If the organization lacks process discipline, master data governance, and executive alignment, a global standardization program may underperform despite strong strategic logic. If the organization lacks integration architecture, security consistency, and reporting governance, a two-tier strategy may create fragmented operational intelligence. In both cases, deployment success depends less on software selection alone and more on operating model readiness.

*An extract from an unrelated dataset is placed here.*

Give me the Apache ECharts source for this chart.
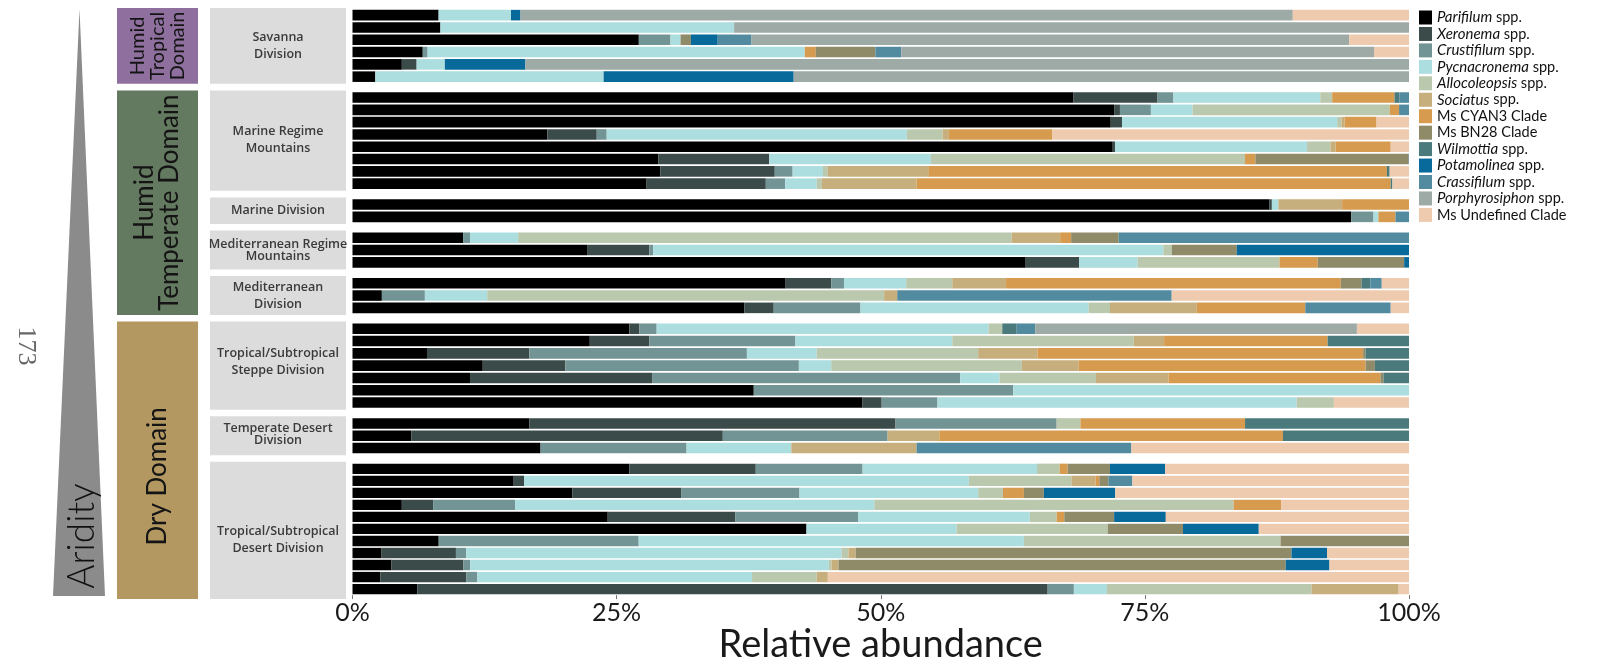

For many manufacturers, the most realistic answer is not permanent decentralization or immediate global uniformity. It is a staged modernization strategy: use two-tier ERP to stabilize acquisitions, regional entities, or smaller plants, while defining a long-term convergence model for finance, data, analytics, and selected operational processes. This approach treats ERP deployment as a managed transformation portfolio rather than a one-time system decision.
Final recommendation
Two-tier ERP is usually the stronger choice when manufacturing enterprises need speed, acquisition flexibility, and local operational fit. Global ERP standardization is usually the stronger choice when the business prioritizes enterprise visibility, control, compliance consistency, and long-term platform rationalization. Neither model is inherently superior. The better model is the one that aligns architecture, governance, cloud operating model, and transformation capacity with the realities of the manufacturing network.
Executives should evaluate deployment strategy as a business architecture decision, not a software preference. The most successful manufacturers define target operating principles, quantify TCO beyond licensing, test interoperability assumptions early, and align ERP deployment with resilience, scalability, and modernization goals. That is the difference between an ERP rollout and an enterprise transformation program.